Monday, July 26, 2010


Sensitivity Analysis

In the evaluation of an investment project, we work with the forecasts of cash flows. Fore casted cash flows depend on the expected revenue and costs. Further, expected revenue is a function of sales volume and unit selling price. Similarly, sales volume will depend on the market size and firms’ market share. Costs include variable costs, which depend on sales volume, and unit variable cost and fixed costs. The net present value or the internal rate of return of a project is determined by analyzing the after tax cash flows arrived at by combining forecasts of various variables. It is different to arrive at an accurate and unbiased forecast of each variable. We can’t’ be certain about the outcomes of any of these variables. The reliability of the net present value or internal rate of return of the project will depend on the reliability of the forecasts of each variable underlying the estimates of net cash flows.
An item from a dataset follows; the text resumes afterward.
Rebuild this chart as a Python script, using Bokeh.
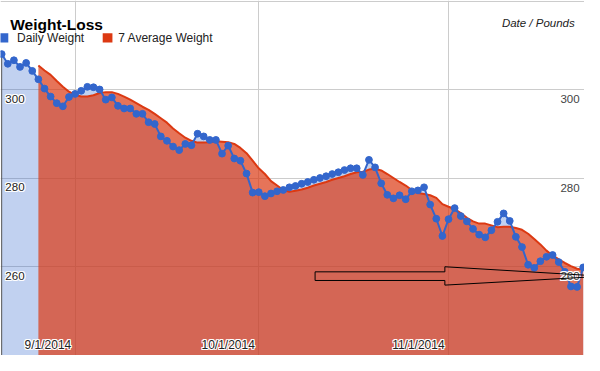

To determine the reliability of the projects’ net present value or internal rate of return, we can work out how much difference it makes if any of these forecasts goes wrong. We can change each of the forecasts, one at a time, to at least three values, expected, and optimistic. The net present value of the project is recalculated under these different assumptions. This method of recalculating net present value or internal rate of return by changing each forecast is called sensitivity analysis.

Sensitivity analysis is a way of analyzing change in the projects’ values for a given change in one of the variables. It indicates how sensitive a projects’ value is to changes in particular variables. The more sensitivity of the value, the more critical is the variable. The following three steps are involved in the use of sensitivity analysis:
  • Identification of all those variables, which have an influence on the projects value
  • Definition of the underlying (mathematical) relationship between the variables
  • Analysis of the impact of the change in each of the variables on the projects value

The decision maker, while performing sensitivity analysis computes the projects net present value or internal rate of return for each forecast under three assumptions.

  1. Pessimistic,
  2. Expected,
  3. Optimistic.

It all allows him to ask “what if”. For example, what if volume increase or decreases? What if variable cost or fixed cost increases or decreases? What if the selling price increase or decreases? What if the project is delayed or outlay escalates or the projects life is more or less than anticipated? A whole range of questions can be answered with the help of sensitivity analysis. It examines the sensitivity of the variables underlying the computation of net present value or internal rate of return, rater than attempting to quantify risk. It can be applied to any variable, which is an input for the after tax cash flows.